- Prompt: Leave out the pictures; transcribe all else exactly.

- Data shown:
-=-=-

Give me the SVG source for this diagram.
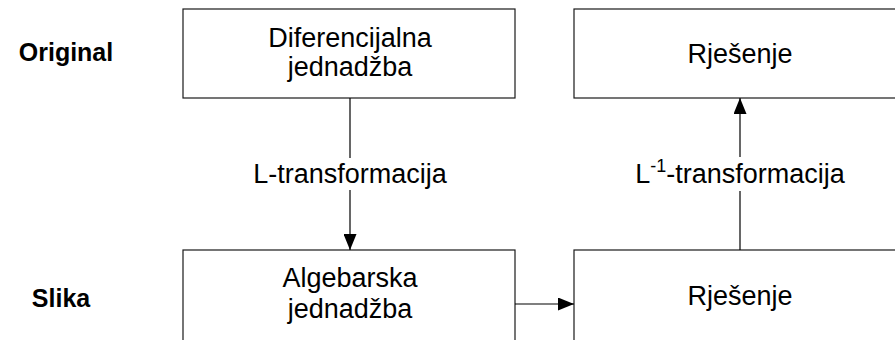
<svg xmlns="http://www.w3.org/2000/svg" width="895" height="340" viewBox="0 0 895 340">
  <style>
    .box { fill: #ffffff; stroke: #1a1a1a; stroke-width: 1.2; }
    .txt { font-family: "Liberation Sans", Arial, sans-serif; font-size: 27px; fill: #000000; text-anchor: middle; }
    .lbl { font-family: "Liberation Sans", Arial, sans-serif; font-size: 25px; font-weight: bold; fill: #000000; text-anchor: middle; }
    .con { stroke: #000000; stroke-width: 1.2; fill: none; }
  </style>
  <defs>
    <marker id="arrow" viewBox="0 0 16 13" refX="16" refY="6.5" markerWidth="16" markerHeight="13" markerUnits="userSpaceOnUse" orient="auto">
      <path d="M0,0 L16,6.5 L0,13 Z" fill="#000000"/>
    </marker>
  </defs>
  <rect width="895" height="340" fill="#ffffff"/>

  <g id="label-original"><text class="lbl" x="66" y="61">Original</text></g>
  <g id="label-slika"><text class="lbl" x="61" y="307">Slika</text></g>

  <g id="node-diferencijalna">
    <rect class="box" x="183" y="9" width="332" height="89"/>
    <text class="txt" x="350" y="47">Diferencijalna</text>
    <text class="txt" x="350" y="76">jednadžba</text>
  </g>
  <g id="node-rjesenje-top">
    <rect class="box" x="574" y="9" width="340" height="89"/>
    <text class="txt" x="740" y="63">Rješenje</text>
  </g>
  <g id="node-algebarska">
    <rect class="box" x="183" y="250" width="332" height="110"/>
    <text class="txt" x="350" y="287">Algebarska</text>
    <text class="txt" x="350" y="318">jednadžba</text>
  </g>
  <g id="node-rjesenje-bottom">
    <rect class="box" x="574" y="250" width="340" height="110"/>
    <text class="txt" x="740" y="305">Rješenje</text>
  </g>

  <g id="connectors">
    <path class="con" d="M350,98 L350,158"/>
    <path class="con" d="M350,190 L350,250" marker-end="url(#arrow)"/>
    <text class="txt" x="350" y="183">L-transformacija</text>
    <path class="con" d="M515,304 L574,304" marker-end="url(#arrow)"/>
    <path class="con" d="M740,250 L740,191"/>
    <path class="con" d="M740,157 L740,98" marker-end="url(#arrow)"/>
    <text class="txt" x="740" y="183">L<tspan font-size="18" dy="-11">-1</tspan><tspan dy="11">-transformacija</tspan></text>
  </g>
</svg>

-=-=-

- Output of the task:
Give me the SVG source for this diagram.
<svg xmlns="http://www.w3.org/2000/svg" width="895" height="340" viewBox="0 0 895 340">
  <style>
    .box { fill: #ffffff; stroke: #1a1a1a; stroke-width: 1.2; }
    .txt { font-family: "Liberation Sans", Arial, sans-serif; font-size: 27px; fill: #000000; text-anchor: middle; }
    .lbl { font-family: "Liberation Sans", Arial, sans-serif; font-size: 25px; font-weight: bold; fill: #000000; text-anchor: middle; }
    .con { stroke: #000000; stroke-width: 1.2; fill: none; }
  </style>
  <defs>
    <marker id="arrow" viewBox="0 0 16 13" refX="16" refY="6.5" markerWidth="16" markerHeight="13" markerUnits="userSpaceOnUse" orient="auto">
      <path d="M0,0 L16,6.5 L0,13 Z" fill="#000000"/>
    </marker>
  </defs>
  <rect width="895" height="340" fill="#ffffff"/>

  <g id="label-original"><text class="lbl" x="66" y="61">Original</text></g>
  <g id="label-slika"><text class="lbl" x="61" y="307">Slika</text></g>

  <g id="node-diferencijalna">
    <rect class="box" x="183" y="9" width="332" height="89"/>
    <text class="txt" x="350" y="47">Diferencijalna</text>
    <text class="txt" x="350" y="76">jednadžba</text>
  </g>
  <g id="node-rjesenje-top">
    <rect class="box" x="574" y="9" width="340" height="89"/>
    <text class="txt" x="740" y="63">Rješenje</text>
  </g>
  <g id="node-algebarska">
    <rect class="box" x="183" y="250" width="332" height="110"/>
    <text class="txt" x="350" y="287">Algebarska</text>
    <text class="txt" x="350" y="318">jednadžba</text>
  </g>
  <g id="node-rjesenje-bottom">
    <rect class="box" x="574" y="250" width="340" height="110"/>
    <text class="txt" x="740" y="305">Rješenje</text>
  </g>

  <g id="connectors">
    <path class="con" d="M350,98 L350,158"/>
    <path class="con" d="M350,190 L350,250" marker-end="url(#arrow)"/>
    <text class="txt" x="350" y="183">L-transformacija</text>
    <path class="con" d="M515,304 L574,304" marker-end="url(#arrow)"/>
    <path class="con" d="M740,250 L740,191"/>
    <path class="con" d="M740,157 L740,98" marker-end="url(#arrow)"/>
    <text class="txt" x="740" y="183">L<tspan font-size="18" dy="-11">-1</tspan><tspan dy="11">-transformacija</tspan></text>
  </g>
</svg>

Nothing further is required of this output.